İdari işlemin geri alınması durumunda bu işlem geçmişe etkili sonuçlar doğurmakta ve işlem başından itibaren hiç yapılmamış gibi kabul edilmektedir. Ancak bu etkiler, işlemin yürürlükte kaldığı sürede doğurduğu hukuki sonuçların niteliğine ve muhatapların iyi niyetine göre sınırlandırılmaktadır.
Hukuka aykırı işlemler, kazanılmış hak oluşturmadığı sürece dava açma süresi içinde geri alınabilir. Ancak işlemin açıkça yok hükmünde olması, hile veya ağır bir hata içermesi hâlinde bu süre kuralının dışına çıkılabilmektedir. Bu noktada Danıştay içtihatları ve doktrindeki görüş birliği, hem idarenin hukuka bağlı hareketini sağlamakta hem de bireylerin haklarını korumaktadır.
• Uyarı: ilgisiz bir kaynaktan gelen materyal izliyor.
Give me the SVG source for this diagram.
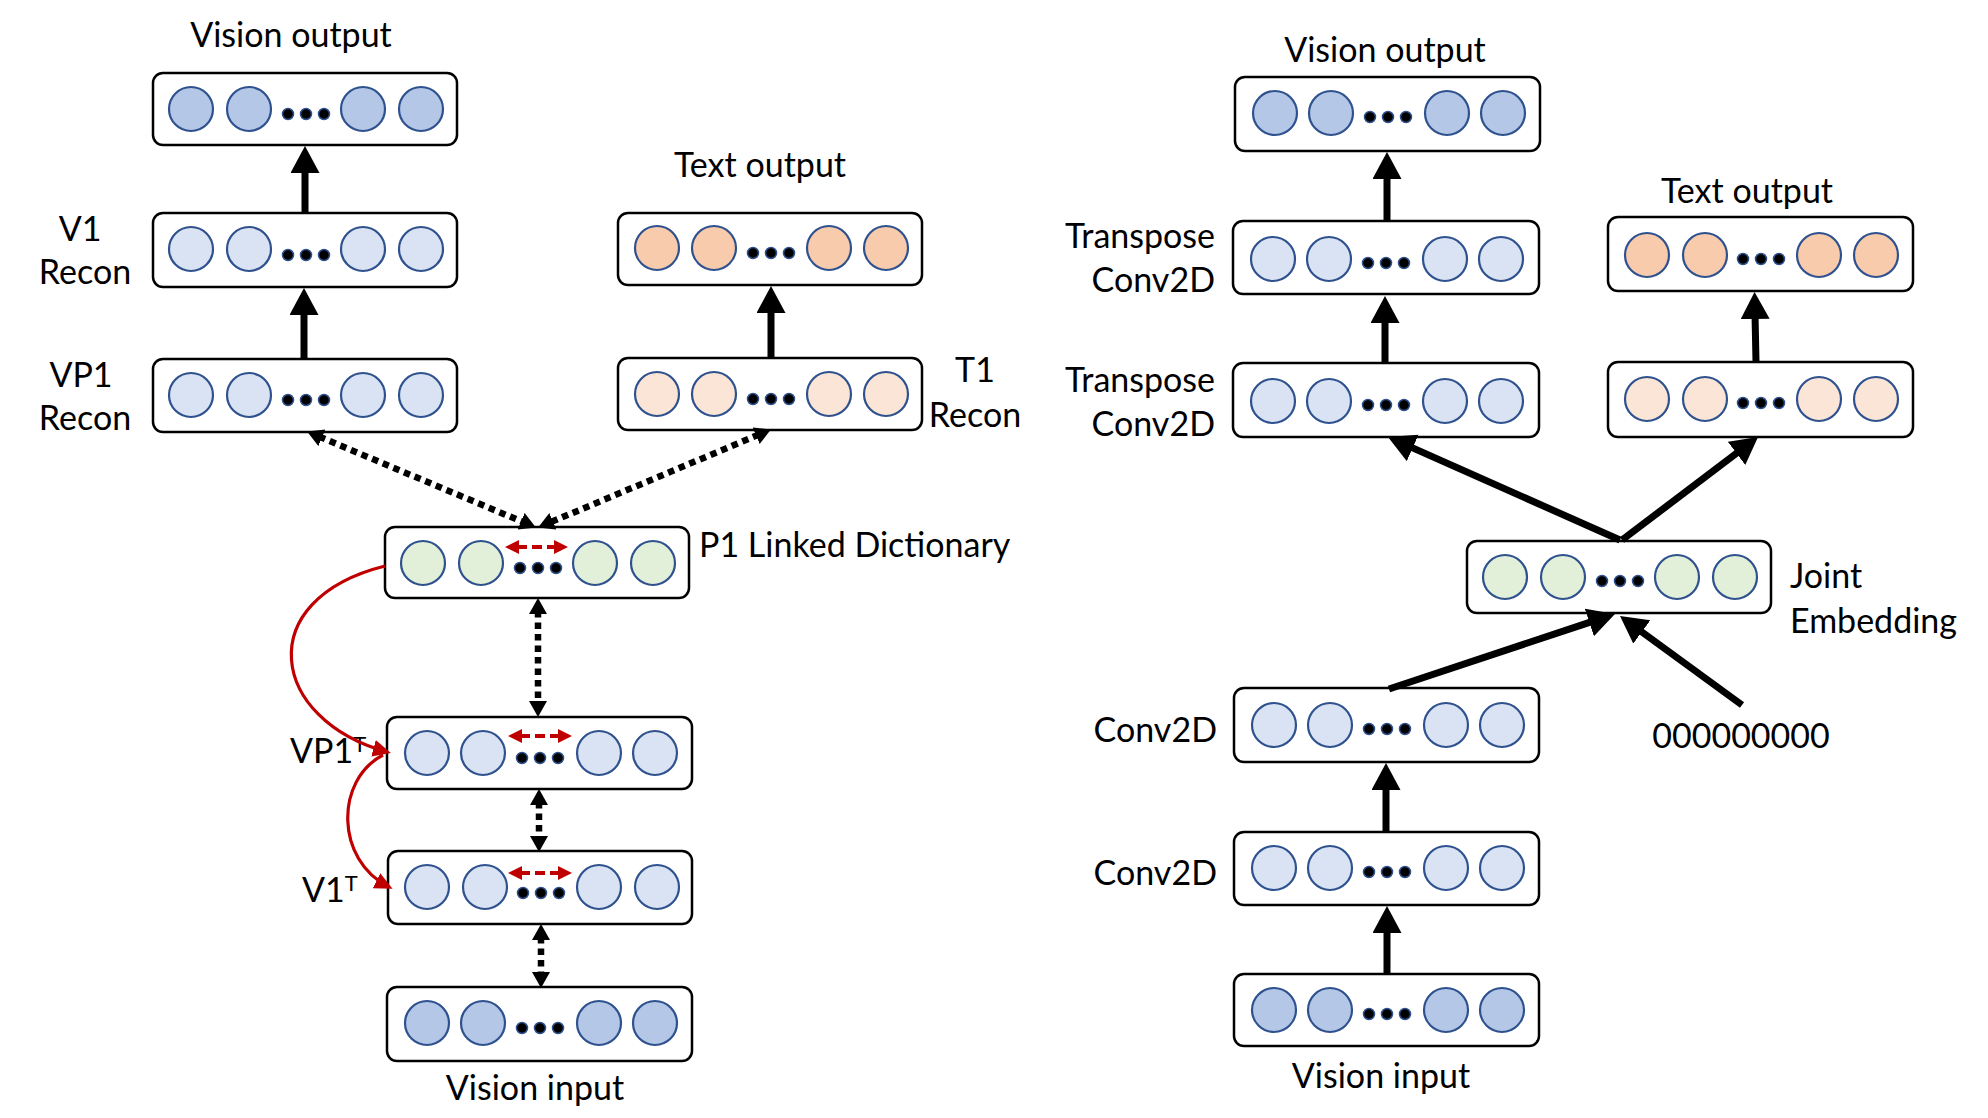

Sonuç olarak, geri alma kurumunun etkin ve ölçülü şekilde işletilmesi, idare hukukunun temel ilkelerinden olan hukuk devleti, hukuki güvenlik ve kazanılmış hakların korunması ilkeleri ile birlikte değerlendirilmelidir. Bu bağlamda, idarelerin geri alma yetkisini kullanırken hem kamu yararını hem de bireylerin haklarını gözeten dengeli bir yaklaşım sergilemeleri zorunludur.